Having a precise equation for the rate law allows chemists to predict how changes in concentration will affect the reaction rate, which is key for controlling processes in industries and understanding natural phenomena.

First-Order Reaction Kinetics

First-order reactions are a type of chemical reaction where the rate is directly proportional to the concentration of a single reactant. These reactions have a characteristic half-life that is independent of the initial concentration of the reactants. The integrated rate law for a first-order reaction is given by the formula:\[\ln\left([\text{Reactant}]\right)= -kt + \ln\left([\text{Reactant}]_0\right)\]In practice, this means that in a first-order reaction, each time interval of a fixed length leads to a reduction in the reactant's concentration by the same factor, regardless of the actual concentration at the start of the interval. In our cyclopropane example, the decrease in concentration over 10 minutes is predictable once we know the rate constant, k, and the initial concentration.Understanding the kinetics of first-order reactions is crucial because they are commonplace in nature, such as in radioactive decay and many enzymatic processes. In industrial applications, such as pharmaceutical synthesis, first-order kinetics helps predict the conversion of reactants to products, which is essential for manufacturing efficiency and cost-effectiveness.

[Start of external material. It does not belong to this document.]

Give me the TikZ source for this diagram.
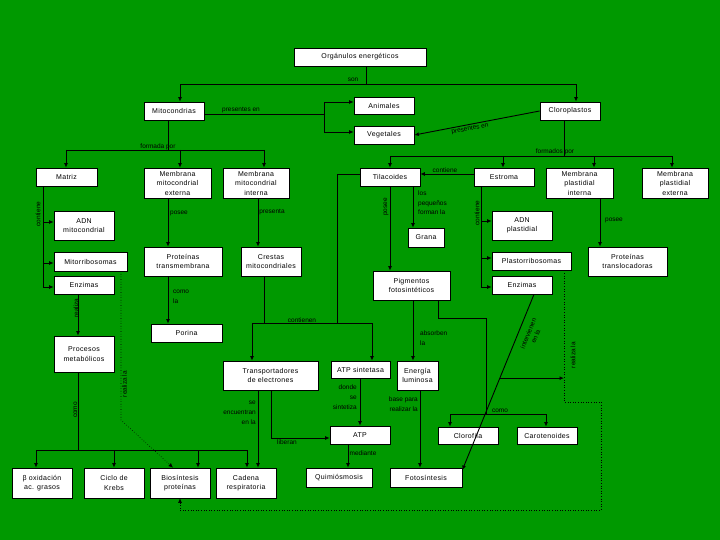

Stoichiometry in Reaction Mass Calculations

Stoichiometry is the aspect of chemistry that deals with the quantitative relationships between reactants and products in a chemical reaction, based on the balanced chemical equation. It allows us to predict how much product will be formed from a given amount of reactant and vice versa. Stoichiometry is rooted in the law of conservation of mass, which states that matter cannot be created or destroyed in a chemical reaction.
When it comes to stoichiometry in a chemical reaction like the one discussed, you start by looking at the coefficients in the balanced equation, which provides the mole ratio between reactants and products. In our example, cyclopropane converts to propene in a 1:1 mole ratio.

• To calculate the amount of product formed, you need to note changes in the concentration of the reactants.
• These changes, multiplied by the reaction volume and the molar mass of the product, give you the mass of product formed.

In chemical manufacturing and laboratory settings, stoichiometry is crucial for determining the optimal amounts of starting materials and for scaling reactions up or down. It prevents waste, saves cost by ensuring precise measurements, and helps in impacting environmental conservation positively by reducing unnecessary chemical usage.